■ Aim of the exercise: Transcribe the whole listing below without changing a word, but leave out every image.

■ Data extract:
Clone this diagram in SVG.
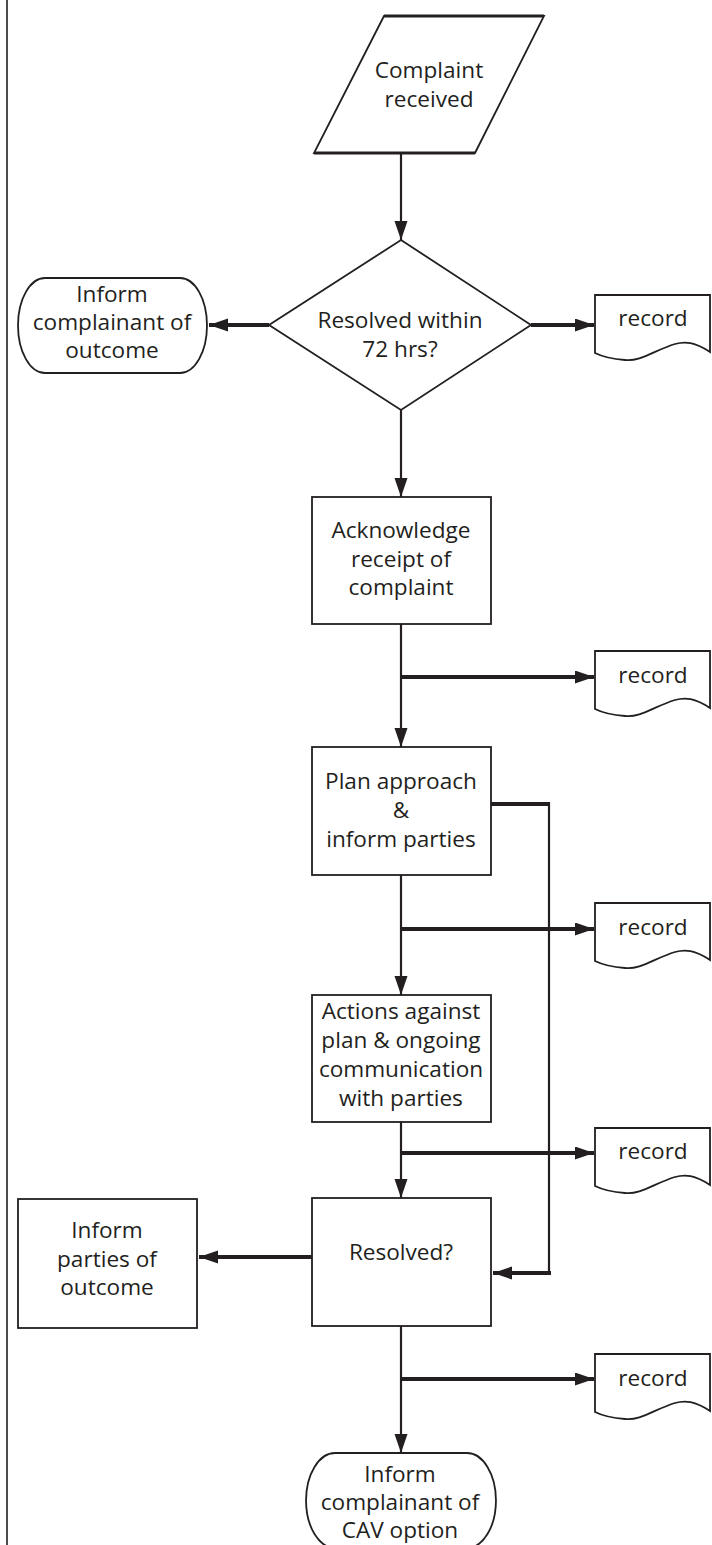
<svg xmlns="http://www.w3.org/2000/svg" xmlns:xlink="http://www.w3.org/1999/xlink" width="712" height="1545" viewBox="0 0 712 1545">
<style>
.s{fill:#fff;stroke:#231f20;stroke-width:1.8}
.t{font-family:"Open Sans","Liberation Sans",sans-serif;font-size:22.6px;fill:#231f20;text-anchor:middle}
.c{fill:none;stroke:#231f20;stroke-width:2.2}
.k{fill:none;stroke:#231f20;stroke-width:4}
</style>
<defs>
<marker id="a" markerUnits="userSpaceOnUse" markerWidth="20" markerHeight="14" refX="19" refY="6.5" orient="auto"><path d="M0,0 L19,6.5 L0,13 Z" fill="#231f20"/></marker>
<path id="rec" d="M0,0 H115 V57 C100,47 90,46 80,49 C60,55 45,67 30,65 C18,64 8,62 0,58 Z"/>
</defs>
<rect width="712" height="1545" fill="#fff"/>
<line x1="7" y1="0" x2="7" y2="1545" stroke="#231f20" stroke-width="1.6"/>
<g id="connectors">
<line class="c" x1="401" y1="153" x2="401" y2="240" marker-end="url(#a)"/>
<line class="c" x1="401" y1="410" x2="401" y2="497" marker-end="url(#a)"/>
<line class="c" x1="401" y1="624" x2="401" y2="747" marker-end="url(#a)"/>
<line class="c" x1="401" y1="875" x2="401" y2="995" marker-end="url(#a)"/>
<line class="c" x1="401" y1="1122" x2="401" y2="1198" marker-end="url(#a)"/>
<line class="c" x1="401" y1="1326" x2="401" y2="1453" marker-end="url(#a)"/>
<line class="k" x1="269" y1="325" x2="209" y2="325" marker-end="url(#a)"/>
<line class="k" x1="531" y1="325" x2="594" y2="325" marker-end="url(#a)"/>
<line class="k" x1="401" y1="677" x2="594" y2="677" marker-end="url(#a)"/>
<line class="k" x1="401" y1="929" x2="594" y2="929" marker-end="url(#a)"/>
<line class="k" x1="401" y1="1153" x2="594" y2="1153" marker-end="url(#a)"/>
<line class="k" x1="401" y1="1379" x2="594" y2="1379" marker-end="url(#a)"/>
<line class="k" x1="313" y1="1257" x2="199" y2="1257" marker-end="url(#a)"/>
<polyline class="k" points="491,804 549,804"/>
<line class="c" x1="549" y1="802" x2="549" y2="1275" stroke-width="2.6"/>
<line class="k" x1="551" y1="1273" x2="493" y2="1273" marker-end="url(#a)"/>
</g>
<g id="n-start">
<polygon class="s" points="384,16 544,16 475,153 314,153" stroke-width="1.5"/>
<line x1="384" y1="16" x2="544" y2="16" stroke="#231f20" stroke-width="3.2"/>
<line x1="314" y1="153" x2="475" y2="153" stroke="#231f20" stroke-width="3.2"/>
<text class="t" x="429" y="78">Complaint</text>
<text class="t" x="429" y="107">received</text>
</g>
<g id="n-decision">
<polygon class="s" points="401,240 531,325 401,410 269,325" stroke-width="1.5"/>
<text class="t" x="400" y="328">Resolved within</text>
<text class="t" x="400" y="357">72 hrs?</text>
</g>
<g id="n-inform1">
<path class="s" d="M45,278 H180 A27,47.5 0 0 1 180,373 H45 A27,47.5 0 0 1 45,278 Z" stroke-width="1.5"/>
<text class="t" x="112" y="302">Inform</text>
<text class="t" x="112" y="330">complainant of</text>
<text class="t" x="112" y="358">outcome</text>
</g>
<g id="n-record1"><use href="#rec" xlink:href="#rec" x="595" y="295" class="s" stroke-width="1.5"/><text class="t" x="653" y="326">record</text></g>
<g id="n-ack">
<rect class="s" x="312" y="497" width="179" height="127"/>
<text class="t" x="401" y="538">Acknowledge</text>
<text class="t" x="401" y="567">receipt of</text>
<text class="t" x="401" y="595">complaint</text>
</g>
<g id="n-record2"><use href="#rec" xlink:href="#rec" x="595" y="651" class="s" stroke-width="1.5"/><text class="t" x="653" y="683">record</text></g>
<g id="n-plan">
<rect class="s" x="312" y="747" width="179" height="128"/>
<text class="t" x="401" y="789">Plan approach</text>
<text class="t" x="401" y="818">&amp;</text>
<text class="t" x="401" y="847">inform parties</text>
</g>
<g id="n-record3"><use href="#rec" xlink:href="#rec" x="595" y="903" class="s" stroke-width="1.5"/><text class="t" x="653" y="935">record</text></g>
<g id="n-actions">
<rect class="s" x="312" y="995" width="179" height="127"/>
<text class="t" x="401" y="1019">Actions against</text>
<text class="t" x="401" y="1048">plan &amp; ongoing</text>
<text class="t" x="401" y="1077">communication</text>
<text class="t" x="401" y="1106">with parties</text>
</g>
<g id="n-record4"><use href="#rec" xlink:href="#rec" x="595" y="1128" class="s" stroke-width="1.5"/><text class="t" x="653" y="1159">record</text></g>
<g id="n-resolved">
<rect class="s" x="312" y="1198" width="179" height="128"/>
<text class="t" x="401" y="1260">Resolved?</text>
</g>
<g id="n-inform2">
<rect class="s" x="18" y="1199" width="179" height="129"/>
<text class="t" x="107" y="1238">Inform</text>
<text class="t" x="107" y="1267">parties of</text>
<text class="t" x="107" y="1295">outcome</text>
</g>
<g id="n-record5"><use href="#rec" xlink:href="#rec" x="595" y="1354" class="s" stroke-width="1.5"/><text class="t" x="653" y="1386">record</text></g>
<g id="n-cav">
<path class="s" d="M335,1453 H467 A29,47.5 0 0 1 467,1548 H335 A29,47.5 0 0 1 335,1453 Z" stroke-width="1.5"/>
<text class="t" x="400" y="1482">Inform</text>
<text class="t" x="400" y="1510">complainant of</text>
<text class="t" x="400" y="1538">CAV option</text>
</g>
</svg>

■ Finished exercise:
Clone this diagram in SVG.
<svg xmlns="http://www.w3.org/2000/svg" xmlns:xlink="http://www.w3.org/1999/xlink" width="712" height="1545" viewBox="0 0 712 1545">
<style>
.s{fill:#fff;stroke:#231f20;stroke-width:1.8}
.t{font-family:"Open Sans","Liberation Sans",sans-serif;font-size:22.6px;fill:#231f20;text-anchor:middle}
.c{fill:none;stroke:#231f20;stroke-width:2.2}
.k{fill:none;stroke:#231f20;stroke-width:4}
</style>
<defs>
<marker id="a" markerUnits="userSpaceOnUse" markerWidth="20" markerHeight="14" refX="19" refY="6.5" orient="auto"><path d="M0,0 L19,6.5 L0,13 Z" fill="#231f20"/></marker>
<path id="rec" d="M0,0 H115 V57 C100,47 90,46 80,49 C60,55 45,67 30,65 C18,64 8,62 0,58 Z"/>
</defs>
<rect width="712" height="1545" fill="#fff"/>
<line x1="7" y1="0" x2="7" y2="1545" stroke="#231f20" stroke-width="1.6"/>
<g id="connectors">
<line class="c" x1="401" y1="153" x2="401" y2="240" marker-end="url(#a)"/>
<line class="c" x1="401" y1="410" x2="401" y2="497" marker-end="url(#a)"/>
<line class="c" x1="401" y1="624" x2="401" y2="747" marker-end="url(#a)"/>
<line class="c" x1="401" y1="875" x2="401" y2="995" marker-end="url(#a)"/>
<line class="c" x1="401" y1="1122" x2="401" y2="1198" marker-end="url(#a)"/>
<line class="c" x1="401" y1="1326" x2="401" y2="1453" marker-end="url(#a)"/>
<line class="k" x1="269" y1="325" x2="209" y2="325" marker-end="url(#a)"/>
<line class="k" x1="531" y1="325" x2="594" y2="325" marker-end="url(#a)"/>
<line class="k" x1="401" y1="677" x2="594" y2="677" marker-end="url(#a)"/>
<line class="k" x1="401" y1="929" x2="594" y2="929" marker-end="url(#a)"/>
<line class="k" x1="401" y1="1153" x2="594" y2="1153" marker-end="url(#a)"/>
<line class="k" x1="401" y1="1379" x2="594" y2="1379" marker-end="url(#a)"/>
<line class="k" x1="313" y1="1257" x2="199" y2="1257" marker-end="url(#a)"/>
<polyline class="k" points="491,804 549,804"/>
<line class="c" x1="549" y1="802" x2="549" y2="1275" stroke-width="2.6"/>
<line class="k" x1="551" y1="1273" x2="493" y2="1273" marker-end="url(#a)"/>
</g>
<g id="n-start">
<polygon class="s" points="384,16 544,16 475,153 314,153" stroke-width="1.5"/>
<line x1="384" y1="16" x2="544" y2="16" stroke="#231f20" stroke-width="3.2"/>
<line x1="314" y1="153" x2="475" y2="153" stroke="#231f20" stroke-width="3.2"/>
<text class="t" x="429" y="78">Complaint</text>
<text class="t" x="429" y="107">received</text>
</g>
<g id="n-decision">
<polygon class="s" points="401,240 531,325 401,410 269,325" stroke-width="1.5"/>
<text class="t" x="400" y="328">Resolved within</text>
<text class="t" x="400" y="357">72 hrs?</text>
</g>
<g id="n-inform1">
<path class="s" d="M45,278 H180 A27,47.5 0 0 1 180,373 H45 A27,47.5 0 0 1 45,278 Z" stroke-width="1.5"/>
<text class="t" x="112" y="302">Inform</text>
<text class="t" x="112" y="330">complainant of</text>
<text class="t" x="112" y="358">outcome</text>
</g>
<g id="n-record1"><use href="#rec" xlink:href="#rec" x="595" y="295" class="s" stroke-width="1.5"/><text class="t" x="653" y="326">record</text></g>
<g id="n-ack">
<rect class="s" x="312" y="497" width="179" height="127"/>
<text class="t" x="401" y="538">Acknowledge</text>
<text class="t" x="401" y="567">receipt of</text>
<text class="t" x="401" y="595">complaint</text>
</g>
<g id="n-record2"><use href="#rec" xlink:href="#rec" x="595" y="651" class="s" stroke-width="1.5"/><text class="t" x="653" y="683">record</text></g>
<g id="n-plan">
<rect class="s" x="312" y="747" width="179" height="128"/>
<text class="t" x="401" y="789">Plan approach</text>
<text class="t" x="401" y="818">&amp;</text>
<text class="t" x="401" y="847">inform parties</text>
</g>
<g id="n-record3"><use href="#rec" xlink:href="#rec" x="595" y="903" class="s" stroke-width="1.5"/><text class="t" x="653" y="935">record</text></g>
<g id="n-actions">
<rect class="s" x="312" y="995" width="179" height="127"/>
<text class="t" x="401" y="1019">Actions against</text>
<text class="t" x="401" y="1048">plan &amp; ongoing</text>
<text class="t" x="401" y="1077">communication</text>
<text class="t" x="401" y="1106">with parties</text>
</g>
<g id="n-record4"><use href="#rec" xlink:href="#rec" x="595" y="1128" class="s" stroke-width="1.5"/><text class="t" x="653" y="1159">record</text></g>
<g id="n-resolved">
<rect class="s" x="312" y="1198" width="179" height="128"/>
<text class="t" x="401" y="1260">Resolved?</text>
</g>
<g id="n-inform2">
<rect class="s" x="18" y="1199" width="179" height="129"/>
<text class="t" x="107" y="1238">Inform</text>
<text class="t" x="107" y="1267">parties of</text>
<text class="t" x="107" y="1295">outcome</text>
</g>
<g id="n-record5"><use href="#rec" xlink:href="#rec" x="595" y="1354" class="s" stroke-width="1.5"/><text class="t" x="653" y="1386">record</text></g>
<g id="n-cav">
<path class="s" d="M335,1453 H467 A29,47.5 0 0 1 467,1548 H335 A29,47.5 0 0 1 335,1453 Z" stroke-width="1.5"/>
<text class="t" x="400" y="1482">Inform</text>
<text class="t" x="400" y="1510">complainant of</text>
<text class="t" x="400" y="1538">CAV option</text>
</g>
</svg>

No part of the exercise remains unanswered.